- Born: 2 January 1932 Rafałówka, Poland
- Died: 7 January 2008 (aged 76) Wrocław, Poland
- Known for: Sequential analysis Estimation Game theory
- Awards: Honored Teacher of the Polish People's Republic Commander's Cross with Star Medal of the National Education Commission

Academic background
- Alma mater: Nicolaus Copernicus University in Toruń Wrocław University Institute of Mathematics of the Polish Academy of Sciences
- Doctoral advisor: Hugo Steinhaus

Academic work
- Discipline: Mathematics Game theory Statistics
- Institutions: Wrocław University of Technology Institute of Power Systems (IASE) in Wrocław
- Doctoral students: Ryszard Magiera; Zdzisław Józef Porosiński; Tadeusz Radzik;
- Main interests: Game theory; Statistics;

= Stanisław Trybuła =

Polish mathematician and statistician (1932–2008)

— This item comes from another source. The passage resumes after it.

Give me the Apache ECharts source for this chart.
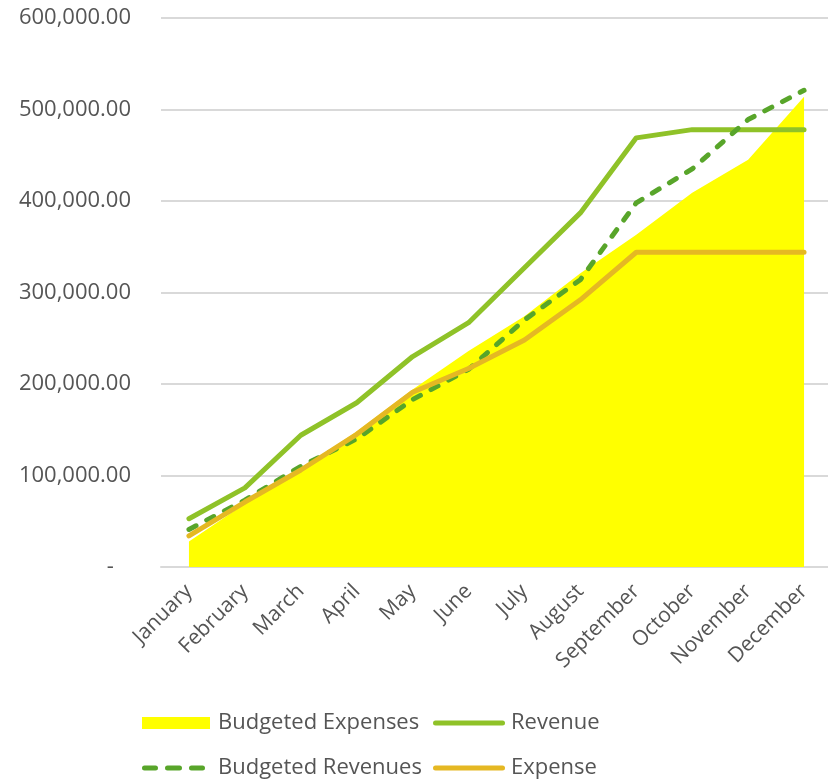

Stanisław Czesław Trybuła (2 January 1932 - 28 January 2008) was a Polish mathematician and statistician.

==Early life and education==
Trybuła was a pupil of state high school in Rypin, Poland, and he graduated from The First High School in Toruń in 1950. He studied mathematics in Nicolaus Copernicus University in Toruń and Wrocław University. He defended his master thesis on some problems of the game theory prepared under supervision of Hugo Steinhaus at Wrocław University in 1955.

==Academic career==
In 1955 Trybuła became a faculty member at Department of Mathematics, Wrocław University of Technology. In 1959 he was distinguished as the candidate of science and in 1960 he defended his PhD on minimax estimation under supervision of Hugo Steinhaus. For many years he collaborated with or was on the staff of Institute of Power Systems (IASE) in Wrocław. He worked out the original method of identification of the complex power systems. Since 1968 he was faculty member of the Institute of Mathematics, Faculty of Fundamental Problems of Technology, Wrocław University of Technology. Trybuła got habilitation at Faculty of Mathematics, Physics and Chemistry, Wrocław University in 1968 based on his seminal works on sequential analysis for stochastic processes.
In 1973, he became an associate professor, and in 1988, a full professor of mathematical sciences.

==Contributions==
Trybuła was the advisor of 14 PhD theses. He published 102 works independently and 38 co-authored ones He took early retirement in 1998 and was writing academic books on statistics and the game theory.